Üretim alanlarında yaşanan süreçlerin daha verimli hale getirmesi için üretim hatlarına teknoloji entegre edilir. Bu da üretici firmalar için daha düşük maliyetle daha yüksek üretim hacmi sağlar. Değişen rekabet ortamında avantaj elde etmek endüstriyel üreticiler ve depolama işletmeleri için gün geçtikçe daha güç bir hal alıyor. Pek çok şirket  pazarda öne çıkmak ve aynı zamanda da önde kalmak için bir yol olarak endüstriyel otomasyona ve robotlara yöneliyor.  Bu sayede üretim süreçlerinde daha yüksek verimlilik ve üretkenlik, artırılmış ürün kalitesi, daha fazla maliyet tasarrufu, azaltılmış atık, daha hızlı döngü süreleri ile işçi güvenliği ve iş yeri ergonomisi iyileştirilmesi sağlanıyor. 

2023 yılı için yeni yatırım planlarınızı ve hedeflerinizi öğrenebilir miyiz?     

2022 yılı bizim için çok verimli bir yıl oldu. Hem iç pazar hem de dış pazarda hızla büyüyen yapımızla yatırımlarımızı da büyütüyoruz.
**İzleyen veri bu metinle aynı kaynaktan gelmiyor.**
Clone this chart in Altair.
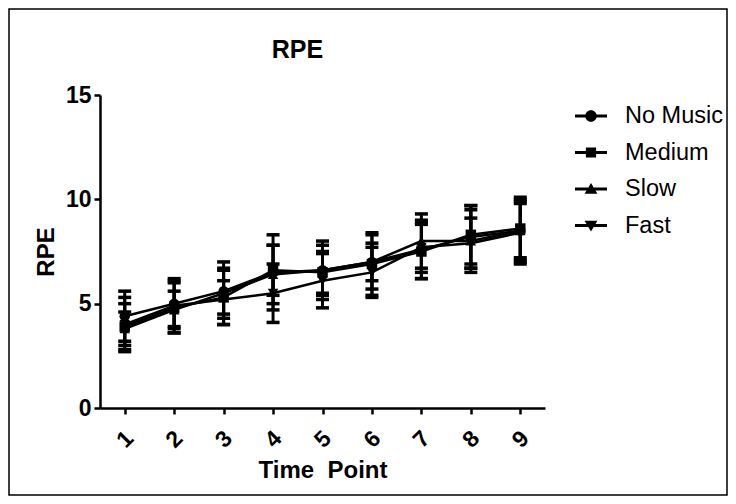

Dolayısı ile 2023 ve gelecek yıllarda artan bir hacimle devam edeceğimizi söyleyebilirim. 
2023 yılında üretim tesisi olarak Bursa Teknoloji Organize Sanayi Bölgesi TEKNOSAB’da yeni yatırım projemize başlayacağız. 2025 yılı itibarıyla merkezde olan üretim birimlerini de yeni fabrikaya taşıyarak tüm otomasyon üretimini burada yapmayı planlıyoruz.